**DIRECTIONS FOR THIS TASK**
Transcribe the listing below word for word.

::::::::::

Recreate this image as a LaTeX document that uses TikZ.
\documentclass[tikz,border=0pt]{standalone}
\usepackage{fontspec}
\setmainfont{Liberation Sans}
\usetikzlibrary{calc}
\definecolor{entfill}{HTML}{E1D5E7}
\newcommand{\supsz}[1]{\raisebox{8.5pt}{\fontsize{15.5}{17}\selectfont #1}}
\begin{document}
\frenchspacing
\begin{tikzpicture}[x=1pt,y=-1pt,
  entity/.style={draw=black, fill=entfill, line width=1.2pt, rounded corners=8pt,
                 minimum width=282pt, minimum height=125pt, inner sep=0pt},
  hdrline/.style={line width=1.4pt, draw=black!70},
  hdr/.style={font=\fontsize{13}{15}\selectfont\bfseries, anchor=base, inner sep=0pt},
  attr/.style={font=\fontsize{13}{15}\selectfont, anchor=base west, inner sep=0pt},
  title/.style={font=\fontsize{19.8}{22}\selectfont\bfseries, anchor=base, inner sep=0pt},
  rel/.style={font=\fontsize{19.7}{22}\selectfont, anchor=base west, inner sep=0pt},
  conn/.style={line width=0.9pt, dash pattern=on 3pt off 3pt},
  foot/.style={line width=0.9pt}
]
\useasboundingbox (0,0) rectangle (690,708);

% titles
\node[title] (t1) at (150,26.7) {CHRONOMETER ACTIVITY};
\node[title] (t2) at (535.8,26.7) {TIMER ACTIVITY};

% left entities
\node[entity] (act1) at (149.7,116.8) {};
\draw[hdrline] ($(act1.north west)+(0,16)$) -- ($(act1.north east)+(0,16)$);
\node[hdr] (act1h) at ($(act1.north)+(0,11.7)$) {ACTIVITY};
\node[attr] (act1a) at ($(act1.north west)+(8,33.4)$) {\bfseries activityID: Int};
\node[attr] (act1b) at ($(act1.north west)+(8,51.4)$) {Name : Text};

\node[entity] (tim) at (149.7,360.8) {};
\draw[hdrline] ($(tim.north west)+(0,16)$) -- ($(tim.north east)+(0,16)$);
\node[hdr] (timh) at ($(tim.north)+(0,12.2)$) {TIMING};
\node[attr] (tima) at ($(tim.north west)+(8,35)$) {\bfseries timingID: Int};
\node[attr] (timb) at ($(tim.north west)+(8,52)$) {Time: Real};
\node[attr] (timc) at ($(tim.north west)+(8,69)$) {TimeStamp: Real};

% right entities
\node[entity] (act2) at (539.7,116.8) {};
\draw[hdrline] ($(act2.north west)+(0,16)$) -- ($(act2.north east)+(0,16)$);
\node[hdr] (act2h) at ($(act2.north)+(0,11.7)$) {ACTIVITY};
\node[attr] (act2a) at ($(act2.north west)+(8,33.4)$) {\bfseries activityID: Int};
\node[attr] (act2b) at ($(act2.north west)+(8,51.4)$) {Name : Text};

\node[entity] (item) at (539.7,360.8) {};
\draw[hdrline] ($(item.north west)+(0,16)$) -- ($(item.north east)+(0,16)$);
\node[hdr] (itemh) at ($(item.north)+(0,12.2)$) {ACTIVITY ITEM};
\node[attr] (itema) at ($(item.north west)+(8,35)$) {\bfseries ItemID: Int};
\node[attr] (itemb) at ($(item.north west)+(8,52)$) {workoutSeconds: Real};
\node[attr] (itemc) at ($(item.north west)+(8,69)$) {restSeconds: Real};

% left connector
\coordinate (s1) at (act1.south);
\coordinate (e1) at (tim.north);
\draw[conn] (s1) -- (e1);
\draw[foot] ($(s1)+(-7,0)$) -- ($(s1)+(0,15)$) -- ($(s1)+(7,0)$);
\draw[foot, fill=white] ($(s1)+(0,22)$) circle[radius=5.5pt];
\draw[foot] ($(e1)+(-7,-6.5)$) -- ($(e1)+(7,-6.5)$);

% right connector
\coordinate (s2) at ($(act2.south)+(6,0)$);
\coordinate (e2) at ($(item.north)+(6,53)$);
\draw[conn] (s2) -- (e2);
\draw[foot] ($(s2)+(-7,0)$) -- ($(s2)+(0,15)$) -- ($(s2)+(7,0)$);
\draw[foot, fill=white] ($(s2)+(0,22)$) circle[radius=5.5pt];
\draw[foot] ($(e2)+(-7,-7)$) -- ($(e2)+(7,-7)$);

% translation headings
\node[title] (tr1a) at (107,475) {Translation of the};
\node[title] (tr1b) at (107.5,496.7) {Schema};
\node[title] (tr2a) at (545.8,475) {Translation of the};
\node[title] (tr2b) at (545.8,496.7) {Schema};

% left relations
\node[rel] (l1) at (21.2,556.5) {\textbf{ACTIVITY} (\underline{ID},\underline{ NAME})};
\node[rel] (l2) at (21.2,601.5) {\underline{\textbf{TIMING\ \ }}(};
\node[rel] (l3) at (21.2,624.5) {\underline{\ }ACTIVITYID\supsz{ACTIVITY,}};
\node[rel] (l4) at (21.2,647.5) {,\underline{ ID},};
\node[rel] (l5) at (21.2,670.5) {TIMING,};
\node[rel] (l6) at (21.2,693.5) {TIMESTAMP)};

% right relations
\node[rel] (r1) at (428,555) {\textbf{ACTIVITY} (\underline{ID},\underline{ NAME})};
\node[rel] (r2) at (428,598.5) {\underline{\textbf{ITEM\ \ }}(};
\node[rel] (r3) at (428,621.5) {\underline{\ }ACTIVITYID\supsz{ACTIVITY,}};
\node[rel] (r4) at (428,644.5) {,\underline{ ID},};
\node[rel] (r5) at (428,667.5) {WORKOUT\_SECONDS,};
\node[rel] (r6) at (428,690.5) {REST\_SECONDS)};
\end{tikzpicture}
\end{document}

::::::::::

**RESULT OF THE TASK**
Recreate this image as a LaTeX document that uses TikZ.
\documentclass[tikz,border=0pt]{standalone}
\usepackage{fontspec}
\setmainfont{Liberation Sans}
\usetikzlibrary{calc}
\definecolor{entfill}{HTML}{E1D5E7}
\newcommand{\supsz}[1]{\raisebox{8.5pt}{\fontsize{15.5}{17}\selectfont #1}}
\begin{document}
\frenchspacing
\begin{tikzpicture}[x=1pt,y=-1pt,
  entity/.style={draw=black, fill=entfill, line width=1.2pt, rounded corners=8pt,
                 minimum width=282pt, minimum height=125pt, inner sep=0pt},
  hdrline/.style={line width=1.4pt, draw=black!70},
  hdr/.style={font=\fontsize{13}{15}\selectfont\bfseries, anchor=base, inner sep=0pt},
  attr/.style={font=\fontsize{13}{15}\selectfont, anchor=base west, inner sep=0pt},
  title/.style={font=\fontsize{19.8}{22}\selectfont\bfseries, anchor=base, inner sep=0pt},
  rel/.style={font=\fontsize{19.7}{22}\selectfont, anchor=base west, inner sep=0pt},
  conn/.style={line width=0.9pt, dash pattern=on 3pt off 3pt},
  foot/.style={line width=0.9pt}
]
\useasboundingbox (0,0) rectangle (690,708);

% titles
\node[title] (t1) at (150,26.7) {CHRONOMETER ACTIVITY};
\node[title] (t2) at (535.8,26.7) {TIMER ACTIVITY};

% left entities
\node[entity] (act1) at (149.7,116.8) {};
\draw[hdrline] ($(act1.north west)+(0,16)$) -- ($(act1.north east)+(0,16)$);
\node[hdr] (act1h) at ($(act1.north)+(0,11.7)$) {ACTIVITY};
\node[attr] (act1a) at ($(act1.north west)+(8,33.4)$) {\bfseries activityID: Int};
\node[attr] (act1b) at ($(act1.north west)+(8,51.4)$) {Name : Text};

\node[entity] (tim) at (149.7,360.8) {};
\draw[hdrline] ($(tim.north west)+(0,16)$) -- ($(tim.north east)+(0,16)$);
\node[hdr] (timh) at ($(tim.north)+(0,12.2)$) {TIMING};
\node[attr] (tima) at ($(tim.north west)+(8,35)$) {\bfseries timingID: Int};
\node[attr] (timb) at ($(tim.north west)+(8,52)$) {Time: Real};
\node[attr] (timc) at ($(tim.north west)+(8,69)$) {TimeStamp: Real};

% right entities
\node[entity] (act2) at (539.7,116.8) {};
\draw[hdrline] ($(act2.north west)+(0,16)$) -- ($(act2.north east)+(0,16)$);
\node[hdr] (act2h) at ($(act2.north)+(0,11.7)$) {ACTIVITY};
\node[attr] (act2a) at ($(act2.north west)+(8,33.4)$) {\bfseries activityID: Int};
\node[attr] (act2b) at ($(act2.north west)+(8,51.4)$) {Name : Text};

\node[entity] (item) at (539.7,360.8) {};
\draw[hdrline] ($(item.north west)+(0,16)$) -- ($(item.north east)+(0,16)$);
\node[hdr] (itemh) at ($(item.north)+(0,12.2)$) {ACTIVITY ITEM};
\node[attr] (itema) at ($(item.north west)+(8,35)$) {\bfseries ItemID: Int};
\node[attr] (itemb) at ($(item.north west)+(8,52)$) {workoutSeconds: Real};
\node[attr] (itemc) at ($(item.north west)+(8,69)$) {restSeconds: Real};

% left connector
\coordinate (s1) at (act1.south);
\coordinate (e1) at (tim.north);
\draw[conn] (s1) -- (e1);
\draw[foot] ($(s1)+(-7,0)$) -- ($(s1)+(0,15)$) -- ($(s1)+(7,0)$);
\draw[foot, fill=white] ($(s1)+(0,22)$) circle[radius=5.5pt];
\draw[foot] ($(e1)+(-7,-6.5)$) -- ($(e1)+(7,-6.5)$);

% right connector
\coordinate (s2) at ($(act2.south)+(6,0)$);
\coordinate (e2) at ($(item.north)+(6,53)$);
\draw[conn] (s2) -- (e2);
\draw[foot] ($(s2)+(-7,0)$) -- ($(s2)+(0,15)$) -- ($(s2)+(7,0)$);
\draw[foot, fill=white] ($(s2)+(0,22)$) circle[radius=5.5pt];
\draw[foot] ($(e2)+(-7,-7)$) -- ($(e2)+(7,-7)$);

% translation headings
\node[title] (tr1a) at (107,475) {Translation of the};
\node[title] (tr1b) at (107.5,496.7) {Schema};
\node[title] (tr2a) at (545.8,475) {Translation of the};
\node[title] (tr2b) at (545.8,496.7) {Schema};

% left relations
\node[rel] (l1) at (21.2,556.5) {\textbf{ACTIVITY} (\underline{ID},\underline{ NAME})};
\node[rel] (l2) at (21.2,601.5) {\underline{\textbf{TIMING\ \ }}(};
\node[rel] (l3) at (21.2,624.5) {\underline{\ }ACTIVITYID\supsz{ACTIVITY,}};
\node[rel] (l4) at (21.2,647.5) {,\underline{ ID},};
\node[rel] (l5) at (21.2,670.5) {TIMING,};
\node[rel] (l6) at (21.2,693.5) {TIMESTAMP)};

% right relations
\node[rel] (r1) at (428,555) {\textbf{ACTIVITY} (\underline{ID},\underline{ NAME})};
\node[rel] (r2) at (428,598.5) {\underline{\textbf{ITEM\ \ }}(};
\node[rel] (r3) at (428,621.5) {\underline{\ }ACTIVITYID\supsz{ACTIVITY,}};
\node[rel] (r4) at (428,644.5) {,\underline{ ID},};
\node[rel] (r5) at (428,667.5) {WORKOUT\_SECONDS,};
\node[rel] (r6) at (428,690.5) {REST\_SECONDS)};
\end{tikzpicture}
\end{document}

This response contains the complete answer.